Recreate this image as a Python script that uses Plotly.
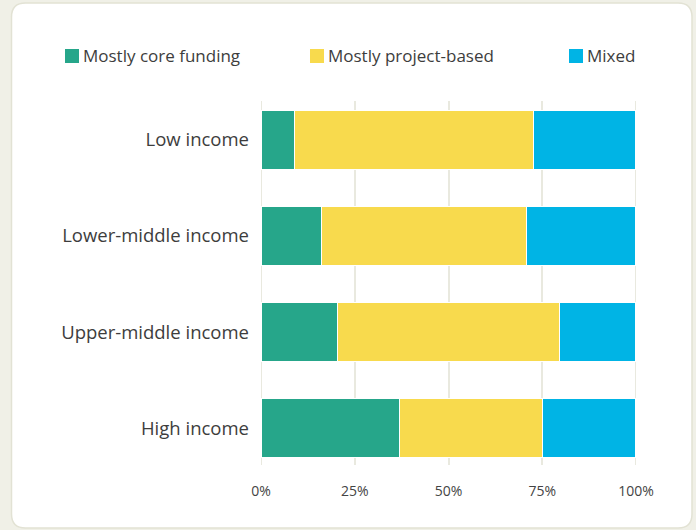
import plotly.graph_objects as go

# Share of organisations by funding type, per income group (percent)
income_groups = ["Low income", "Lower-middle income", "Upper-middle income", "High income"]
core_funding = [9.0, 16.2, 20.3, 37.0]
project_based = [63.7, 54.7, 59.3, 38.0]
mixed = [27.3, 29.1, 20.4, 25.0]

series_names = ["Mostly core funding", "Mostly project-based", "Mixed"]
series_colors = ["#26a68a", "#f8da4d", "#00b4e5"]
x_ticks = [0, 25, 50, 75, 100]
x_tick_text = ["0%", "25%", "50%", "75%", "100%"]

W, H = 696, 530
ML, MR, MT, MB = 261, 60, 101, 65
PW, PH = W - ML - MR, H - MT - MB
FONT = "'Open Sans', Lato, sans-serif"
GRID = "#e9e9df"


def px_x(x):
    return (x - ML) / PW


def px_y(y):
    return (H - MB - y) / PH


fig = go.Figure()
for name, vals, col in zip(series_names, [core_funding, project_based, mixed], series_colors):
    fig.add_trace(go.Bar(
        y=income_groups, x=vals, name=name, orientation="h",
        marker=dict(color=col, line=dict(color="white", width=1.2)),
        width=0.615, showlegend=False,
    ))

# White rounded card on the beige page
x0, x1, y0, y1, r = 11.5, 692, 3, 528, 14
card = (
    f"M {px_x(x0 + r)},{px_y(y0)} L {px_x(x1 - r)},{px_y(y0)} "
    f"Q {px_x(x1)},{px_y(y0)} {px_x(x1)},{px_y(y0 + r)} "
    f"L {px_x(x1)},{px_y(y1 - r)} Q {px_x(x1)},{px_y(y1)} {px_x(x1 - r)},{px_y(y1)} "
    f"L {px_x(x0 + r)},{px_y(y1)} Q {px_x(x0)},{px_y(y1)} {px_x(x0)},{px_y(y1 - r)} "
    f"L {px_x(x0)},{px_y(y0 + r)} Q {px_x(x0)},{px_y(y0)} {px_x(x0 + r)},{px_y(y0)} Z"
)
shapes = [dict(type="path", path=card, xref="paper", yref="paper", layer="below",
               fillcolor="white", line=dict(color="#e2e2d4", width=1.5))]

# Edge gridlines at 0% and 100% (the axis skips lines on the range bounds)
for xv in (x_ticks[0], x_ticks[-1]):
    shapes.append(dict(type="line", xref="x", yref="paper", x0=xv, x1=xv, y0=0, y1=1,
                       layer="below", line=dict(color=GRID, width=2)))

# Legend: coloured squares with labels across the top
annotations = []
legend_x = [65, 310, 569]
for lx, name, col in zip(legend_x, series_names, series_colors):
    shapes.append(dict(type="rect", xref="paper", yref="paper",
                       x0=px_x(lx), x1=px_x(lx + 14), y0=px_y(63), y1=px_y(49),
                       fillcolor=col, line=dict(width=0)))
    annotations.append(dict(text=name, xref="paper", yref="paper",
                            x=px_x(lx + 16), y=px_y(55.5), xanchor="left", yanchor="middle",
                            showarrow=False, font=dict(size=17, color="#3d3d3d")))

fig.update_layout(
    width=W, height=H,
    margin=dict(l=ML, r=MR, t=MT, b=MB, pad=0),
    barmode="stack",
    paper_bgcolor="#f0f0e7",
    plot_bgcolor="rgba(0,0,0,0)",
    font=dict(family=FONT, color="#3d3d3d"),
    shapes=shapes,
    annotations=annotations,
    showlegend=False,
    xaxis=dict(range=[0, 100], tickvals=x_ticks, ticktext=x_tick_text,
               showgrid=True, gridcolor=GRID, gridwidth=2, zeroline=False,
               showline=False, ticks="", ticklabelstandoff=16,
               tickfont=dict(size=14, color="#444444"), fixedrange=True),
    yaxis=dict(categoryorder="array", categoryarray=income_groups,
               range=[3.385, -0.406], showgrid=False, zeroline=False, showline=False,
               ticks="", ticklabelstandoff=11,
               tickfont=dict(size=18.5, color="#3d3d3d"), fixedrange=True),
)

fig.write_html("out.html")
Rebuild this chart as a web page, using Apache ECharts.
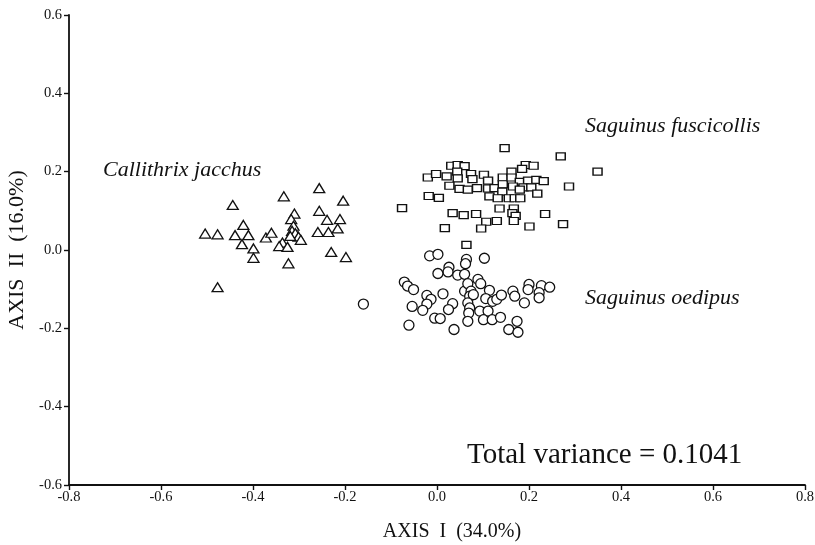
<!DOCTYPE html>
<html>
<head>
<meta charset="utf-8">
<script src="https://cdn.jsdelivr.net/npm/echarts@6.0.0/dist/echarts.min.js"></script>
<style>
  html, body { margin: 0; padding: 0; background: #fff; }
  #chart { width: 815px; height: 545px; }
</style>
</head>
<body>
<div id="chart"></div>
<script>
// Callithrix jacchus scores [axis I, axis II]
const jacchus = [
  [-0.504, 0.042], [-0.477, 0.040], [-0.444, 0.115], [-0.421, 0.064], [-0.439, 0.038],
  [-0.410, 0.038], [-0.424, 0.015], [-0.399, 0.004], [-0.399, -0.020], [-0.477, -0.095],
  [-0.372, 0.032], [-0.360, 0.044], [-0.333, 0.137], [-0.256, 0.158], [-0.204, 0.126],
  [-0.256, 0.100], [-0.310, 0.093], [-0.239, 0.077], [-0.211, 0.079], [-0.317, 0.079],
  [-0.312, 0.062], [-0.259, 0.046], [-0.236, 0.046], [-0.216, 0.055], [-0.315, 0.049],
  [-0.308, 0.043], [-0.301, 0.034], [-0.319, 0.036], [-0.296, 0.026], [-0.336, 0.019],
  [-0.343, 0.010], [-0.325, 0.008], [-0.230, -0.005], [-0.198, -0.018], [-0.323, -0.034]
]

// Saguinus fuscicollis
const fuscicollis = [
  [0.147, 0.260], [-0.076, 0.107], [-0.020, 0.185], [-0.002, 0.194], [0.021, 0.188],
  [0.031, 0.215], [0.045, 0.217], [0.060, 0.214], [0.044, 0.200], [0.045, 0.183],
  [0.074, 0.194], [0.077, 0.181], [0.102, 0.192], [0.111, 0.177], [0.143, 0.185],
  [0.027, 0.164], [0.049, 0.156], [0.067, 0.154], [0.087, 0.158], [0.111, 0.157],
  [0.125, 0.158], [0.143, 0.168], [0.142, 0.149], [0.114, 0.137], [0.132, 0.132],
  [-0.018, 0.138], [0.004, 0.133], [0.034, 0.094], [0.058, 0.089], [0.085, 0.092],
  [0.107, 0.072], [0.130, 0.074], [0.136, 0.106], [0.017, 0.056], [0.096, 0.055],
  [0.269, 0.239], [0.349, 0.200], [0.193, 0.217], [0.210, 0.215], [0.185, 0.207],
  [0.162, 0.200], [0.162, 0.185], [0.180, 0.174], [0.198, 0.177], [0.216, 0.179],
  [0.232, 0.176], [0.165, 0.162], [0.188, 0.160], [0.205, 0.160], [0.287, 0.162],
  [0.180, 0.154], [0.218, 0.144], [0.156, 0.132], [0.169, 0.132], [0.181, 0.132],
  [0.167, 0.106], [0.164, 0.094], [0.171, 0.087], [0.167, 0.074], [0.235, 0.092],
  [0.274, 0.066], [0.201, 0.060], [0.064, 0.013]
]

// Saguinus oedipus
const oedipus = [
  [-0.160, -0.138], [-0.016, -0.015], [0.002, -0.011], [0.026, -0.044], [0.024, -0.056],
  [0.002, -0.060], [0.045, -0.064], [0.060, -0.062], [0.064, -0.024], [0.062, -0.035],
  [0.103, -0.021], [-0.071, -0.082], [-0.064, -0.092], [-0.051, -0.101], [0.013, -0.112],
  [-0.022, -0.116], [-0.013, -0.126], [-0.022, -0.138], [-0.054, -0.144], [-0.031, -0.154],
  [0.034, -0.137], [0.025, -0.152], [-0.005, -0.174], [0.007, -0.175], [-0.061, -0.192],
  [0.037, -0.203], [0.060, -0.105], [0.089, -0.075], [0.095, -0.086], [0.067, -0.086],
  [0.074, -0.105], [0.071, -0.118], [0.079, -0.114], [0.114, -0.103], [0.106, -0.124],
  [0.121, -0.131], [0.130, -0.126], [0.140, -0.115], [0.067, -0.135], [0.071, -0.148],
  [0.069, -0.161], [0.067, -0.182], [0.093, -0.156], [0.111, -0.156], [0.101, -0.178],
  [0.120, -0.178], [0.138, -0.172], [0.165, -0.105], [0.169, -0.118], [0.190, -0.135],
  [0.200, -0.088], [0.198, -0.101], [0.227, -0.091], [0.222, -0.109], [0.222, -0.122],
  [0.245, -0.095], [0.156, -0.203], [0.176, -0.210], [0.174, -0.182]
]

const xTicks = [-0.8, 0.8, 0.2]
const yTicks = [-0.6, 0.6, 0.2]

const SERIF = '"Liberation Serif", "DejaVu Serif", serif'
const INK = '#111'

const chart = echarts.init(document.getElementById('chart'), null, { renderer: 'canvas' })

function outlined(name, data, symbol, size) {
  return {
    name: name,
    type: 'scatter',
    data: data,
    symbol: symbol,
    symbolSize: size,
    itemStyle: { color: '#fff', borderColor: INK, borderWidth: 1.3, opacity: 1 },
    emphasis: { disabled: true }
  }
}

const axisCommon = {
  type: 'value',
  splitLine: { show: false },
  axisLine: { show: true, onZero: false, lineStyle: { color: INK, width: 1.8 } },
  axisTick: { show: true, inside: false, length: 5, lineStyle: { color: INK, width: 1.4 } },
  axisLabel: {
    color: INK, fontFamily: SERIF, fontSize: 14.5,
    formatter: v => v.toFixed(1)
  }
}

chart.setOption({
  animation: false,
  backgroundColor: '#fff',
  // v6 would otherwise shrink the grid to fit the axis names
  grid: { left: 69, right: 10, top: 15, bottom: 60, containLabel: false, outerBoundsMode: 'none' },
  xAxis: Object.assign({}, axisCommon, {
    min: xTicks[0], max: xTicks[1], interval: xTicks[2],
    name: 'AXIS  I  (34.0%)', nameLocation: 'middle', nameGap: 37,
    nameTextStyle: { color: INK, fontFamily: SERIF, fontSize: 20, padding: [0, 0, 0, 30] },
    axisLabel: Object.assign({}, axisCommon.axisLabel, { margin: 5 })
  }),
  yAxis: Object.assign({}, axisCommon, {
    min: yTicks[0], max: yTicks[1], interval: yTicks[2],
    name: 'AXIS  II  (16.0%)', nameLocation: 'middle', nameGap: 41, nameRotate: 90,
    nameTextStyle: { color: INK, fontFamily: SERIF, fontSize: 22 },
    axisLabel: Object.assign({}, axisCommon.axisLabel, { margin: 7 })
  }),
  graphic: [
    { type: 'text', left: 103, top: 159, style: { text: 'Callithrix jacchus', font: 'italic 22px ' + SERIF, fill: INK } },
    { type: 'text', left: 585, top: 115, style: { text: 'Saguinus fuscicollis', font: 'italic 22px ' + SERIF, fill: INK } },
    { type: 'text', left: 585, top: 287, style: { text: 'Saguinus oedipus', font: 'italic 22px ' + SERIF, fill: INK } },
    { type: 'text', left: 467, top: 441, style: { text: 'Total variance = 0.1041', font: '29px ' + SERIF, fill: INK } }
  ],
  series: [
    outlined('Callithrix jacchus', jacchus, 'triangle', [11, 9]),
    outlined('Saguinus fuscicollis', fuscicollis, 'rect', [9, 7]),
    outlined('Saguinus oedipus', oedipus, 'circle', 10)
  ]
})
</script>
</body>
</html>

==

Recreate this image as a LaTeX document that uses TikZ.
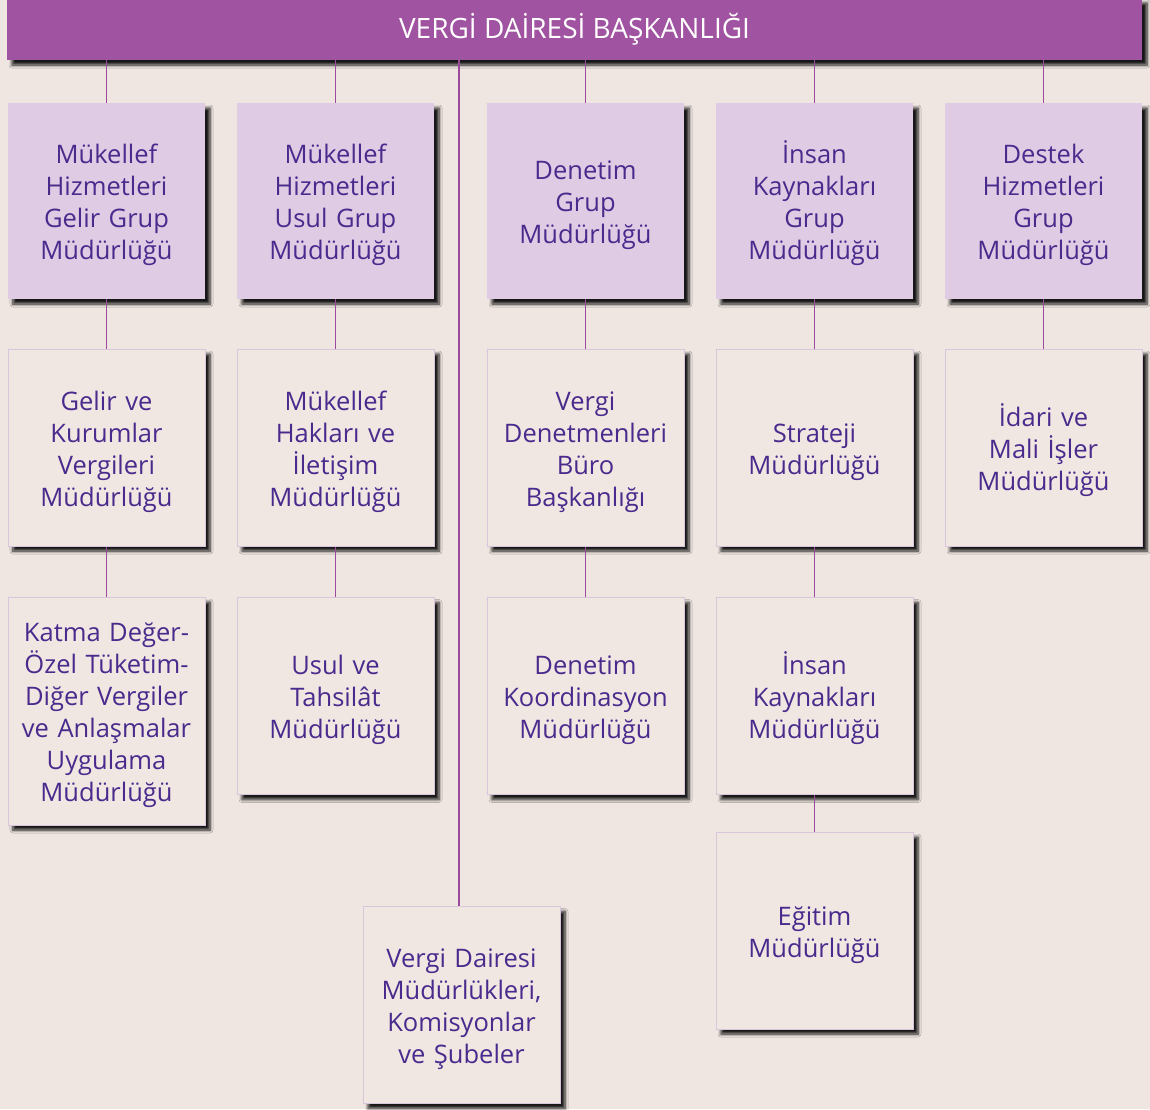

■ PROBLEM TO WORK ON: Taking the entries above, extract every line from the one bearing "Recreate this image as a Python" through the one bearing "mixed = [27.3, 29.1, 20.4, 25.0]", exactly, with no pictures.

■ TASK RESULT:
Recreate this image as a Python script that uses Plotly.
import plotly.graph_objects as go

# Share of organisations by funding type, per income group (percent)
income_groups = ["Low income", "Lower-middle income", "Upper-middle income", "High income"]
core_funding = [9.0, 16.2, 20.3, 37.0]
project_based = [63.7, 54.7, 59.3, 38.0]
mixed = [27.3, 29.1, 20.4, 25.0]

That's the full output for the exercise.